Keanau Post

Free agent
- Position: Power forward / center

Personal information
- Born: September 4, 1992 (age 33) Victoria, British Columbia, Canada
- Listed height: 6 ft 11 in (2.11 m)
- Listed weight: 270 lb (122 kg)

Career information
- High school: Oak Bay (Oak Bay, British Columbia); Westwind Prep (Phoenix, Arizona);
- College: Southwestern Illinois (2011–2013); Missouri (2013–2015);
- NBA draft: 2015: undrafted
- Playing career: 2015–present

Career history
- 2015–2016: Raptors 905
- 2016-2017: Al Nasr
- 2017–2018: Beirut Club
- 2018–2019: Hekmeh BC
- 2019–2020: Polpharma Starogard Gdański
- 2020: Qatar Club
- 2020–2021: Al Hala
- 2021: REG
- 2022: Taiwan Beer
- 2022: Newfoundland Growlers

Career highlights
- NBL Rwanda champion (2021);

= Keanau Post =

Canadian basketball player

Keanau Dennis Post (born September 4, 1992) is a Canadian basketball player. He played college basketball for Southwestern Illinois and Missouri.

==High school career==
Post began his high school career at Oak Bay High School where he played for head coach Josh Elsdon. He averaged 12.5 points in league action for Oak Bay and led his club to the 2009-10 AAA Regional Championship while being named tournament All-Star. For his last year of high school, he transferred to Westwind Academy.

==College career==
Post began his college career at Southwestern Illinois where he became one of the country's top junior college players as a sophomore after averaging 12.3 points and 8.3 rebounds and earning Second Team Junior College All-America. As a junior, he transferred to Missouri and as a senior he averaged 4.0 points and 3.6 rebounds in 29 games.

==Professional career==
After going undrafted in the 2015 NBA draft, Post signed with Raptors 905 on October 31, 2015, as an affiliate player. On November 14, he made his debut with the Raptors in an 83–80 loss to the Fort Wayne Mad Ants, recording six points and six rebounds in 19 minutes off the bench. On the 2015–16 season, he averaged 2.8 points, 2.4 rebounds and 0.3 blocks in 36 games.

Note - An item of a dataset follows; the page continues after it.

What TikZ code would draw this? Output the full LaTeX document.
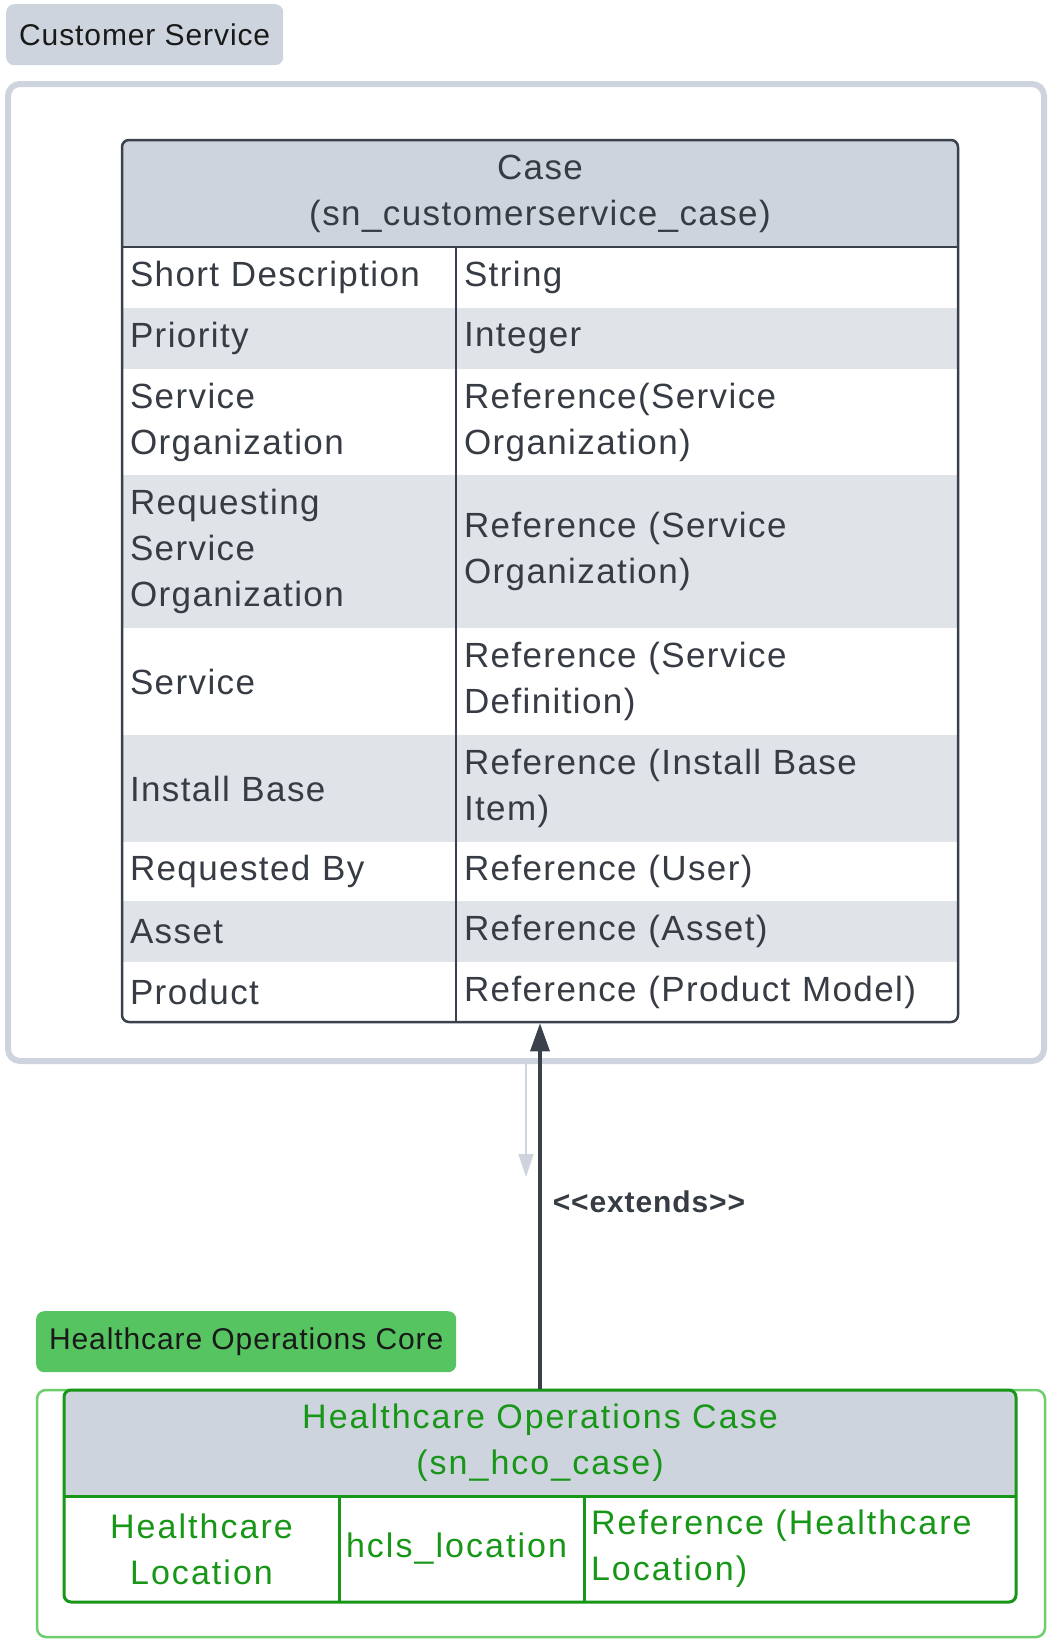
\documentclass[tikz,border=0pt]{standalone}
\usepackage{fontspec}
\setmainfont{Liberation Sans}
\newfontfamily\cellfont[LetterSpace=4]{Liberation Sans}
\newfontfamily\hcofont[LetterSpace=6]{Liberation Sans}
\newfontfamily\tagfont[LetterSpace=3]{Liberation Sans}
\usetikzlibrary{arrows.meta,positioning,fit}
\definecolor{slate}{RGB}{58,65,77}
\definecolor{txtgray}{RGB}{55,60,68}
\definecolor{hdgray}{RGB}{206,212,221}
\definecolor{rowgray}{RGB}{224,227,231}
\definecolor{tagGreen}{RGB}{86,196,96}
\definecolor{hcoGreen}{RGB}{24,150,24}
\definecolor{hcoLight}{RGB}{110,206,110}
\tikzset{
  cellf/.style  = {font=\cellfont\fontsize{35}{46}\selectfont},
  hcof/.style   = {font=\hcofont\fontsize{34}{46}\selectfont},
  tagf/.style   = {font=\tagfont\fontsize{30}{36}\selectfont},
  csbox/.style  = {draw=hdgray, line width=6pt, rounded corners=12pt,
                   outer sep=0pt, anchor=north west},
  hcobox/.style = {draw=hcoLight, line width=2.5pt, rounded corners=9pt,
                   outer sep=0pt, anchor=north west},
  cstag/.style  = {fill=hdgray, rounded corners=8pt, minimum width=277pt,
                   minimum height=61pt, anchor=north west, text=black!90, tagf},
  hcotag/.style = {cstag, fill=tagGreen, minimum width=420pt},
  casehd/.style = {fill=hdgray, text=txtgray, align=center, text width=820pt,
                   minimum height=107pt, inner xsep=8pt, inner ysep=0pt,
                   outer sep=0pt, anchor=north west, cellf},
  lcell/.style  = {text=txtgray, align=left, text width=318pt, inner xsep=8pt,
                   inner ysep=0pt, outer sep=0pt, cellf},
  rcell/.style  = {lcell, text width=486pt},
  alt/.style    = {fill=rowgray},
  tbl/.style    = {draw=slate, line width=2.5pt, rounded corners=7pt, inner sep=0pt},
  ln/.style     = {draw=slate, line width=2.5pt},
  hcohd/.style  = {fill=hdgray, text=hcoGreen, align=center, text width=938pt,
                   minimum height=106pt, inner xsep=7pt, inner ysep=0pt,
                   outer sep=0pt, anchor=north west, hcof},
  hcell/.style  = {text=hcoGreen, align=left, inner xsep=7pt, inner ysep=0pt,
                   outer sep=0pt, minimum height=106pt, hcof},
  htbl/.style   = {draw=hcoGreen, line width=3pt, rounded corners=7pt, inner sep=0pt},
  hln/.style    = {draw=hcoGreen, line width=3pt},
  extarr/.style = {-{Triangle[length=28pt, width=19pt]}, draw=slate, line width=3.5pt},
  stubarr/.style= {-{Triangle[length=23pt, width=15pt]}, draw=hdgray, line width=1.5pt},
  elbl/.style   = {font=\tagfont\bfseries\fontsize{30}{36}\selectfont, text=txtgray,
                   inner sep=0pt}
}

\begin{document}
\begin{tikzpicture}[x=1pt, y=-1pt]
  \useasboundingbox (0,0) rectangle (1051,1646);

  % containers and their tags
  \node[csbox, minimum width=1036pt, minimum height=977pt] (cs) at (8,84) {};
  \node[cstag] (cstag) at (6,4) {Customer Service};
  \node[hcobox, minimum width=1008pt, minimum height=247pt] (hco) at (37,1390) {};
  \node[hcotag] (hcotag) at (36,1311) {Healthcare Operations Core};

  % Case table
  \begin{scope}
    \clip[rounded corners=7pt] (122,140) rectangle (958,1022);
    \node[casehd] (casehd) at (122,140) {Case\\(sn\_customerservice\_case)};
  \end{scope}
  \node[lcell, minimum height=61pt, below=0pt of casehd.south west, anchor=north west] (sd) {Short Description};
  \node[rcell, minimum height=61pt, right=0pt of sd] (sdT) {String};
  \node[lcell, alt, minimum height=61pt, below=0pt of sd] (prio) {Priority};
  \node[rcell, alt, minimum height=61pt, right=0pt of prio] (prioT) {Integer};
  \node[lcell, minimum height=106pt, below=0pt of prio] (sorg) {Service\\Organization};
  \node[rcell, minimum height=106pt, right=0pt of sorg] (sorgT) {Reference(Service\\Organization)};
  \node[lcell, alt, minimum height=153pt, below=0pt of sorg] (rsorg) {Requesting\\Service\\Organization};
  \node[rcell, alt, minimum height=153pt, right=0pt of rsorg] (rsorgT) {Reference (Service\\Organization)};
  \node[lcell, minimum height=107pt, below=0pt of rsorg] (serv) {Service};
  \node[rcell, minimum height=107pt, right=0pt of serv] (servT) {Reference (Service\\Definition)};
  \node[lcell, alt, minimum height=107pt, below=0pt of serv] (ib) {Install Base};
  \node[rcell, alt, minimum height=107pt, right=0pt of ib] (ibT) {Reference (Install Base\\Item)};
  \node[lcell, minimum height=59pt, below=0pt of ib] (rby) {Requested By};
  \node[rcell, minimum height=59pt, right=0pt of rby] (rbyT) {Reference (User)};
  \node[lcell, alt, minimum height=61pt, below=0pt of rby] (asset) {Asset};
  \node[rcell, alt, minimum height=61pt, right=0pt of asset] (assetT) {Reference (Asset)};
  \node[lcell, minimum height=60pt, below=0pt of asset] (prod) {Product};
  \node[rcell, minimum height=60pt, right=0pt of prod] (prodT) {Reference (Product Model)};
  \draw[ln] (casehd.south west) -- (casehd.south east);
  \draw[ln] (sd.north east) -- (prod.south east);
  \node[tbl, fit=(casehd)(prodT)] (casetbl) {};

  % Healthcare Operations Case table
  \begin{scope}
    \clip[rounded corners=7pt] (64,1390) rectangle (1016,1602);
    \node[hcohd] (hcohd) at (64,1390) {Healthcare Operations Case\\(sn\_hco\_case)};
  \end{scope}
  \node[hcell, align=center, text width=261pt, below=0pt of hcohd.south west, anchor=north west] (hloc) {Healthcare\\Location};
  \node[hcell, text width=231pt, right=0pt of hloc] (hlocN) {hcls\_location};
  \node[hcell, text width=418pt, right=0pt of hlocN] (hlocT) {Reference (Healthcare\\Location)};
  \draw[hln] (hcohd.south west) -- (hcohd.south east);
  \draw[hln] (hloc.north east) -- (hloc.south east);
  \draw[hln] (hlocN.north east) -- (hlocN.south east);
  \node[htbl, fit=(hcohd)(hlocT)] (hcotbl) {};

  % connectors
  \coordinate (stub) at (526,1177);
  \draw[stubarr] (cs.south -| stub) -- (stub);
  \draw[extarr] (hcotbl.north) -- node[elbl, pos=0.512, right=11pt] {<{}<extends>{}>} (casetbl.south);
\end{tikzpicture}
\end{document}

On October 23, 2016, Post signed with Al-Nasr of the Saudi Premier League.

On August 24, 2019, he has signed with Polpharma Starogard Gdański of the Polish Basketball League.

On January 1, 2020, he has signed with Peja of the Kosovo Basketball Superleague. However, Post did not play a game with the team and instead joined Qatar Club. In five games, he averaged 13.4 points, 12.2 rebounds, 1.2 assists and 2.4 blocks per game. Post signed with Al Hala of the Bahraini Premier League on November 6.

In September 2021, Post joined REG BBC of the Rwandan NBL. He helped the team capture their second ever NBL championship.

On February 23, 2022, Post joined Taiwan Beer of the Super Basketball League.

==Personal life==
The son of a Jamaican father and a Canadian mother (Jazmynn Post), he grew up on the Caribbean beaches of Negril and Grenada, where he initially practiced swimming, running and playing soccer.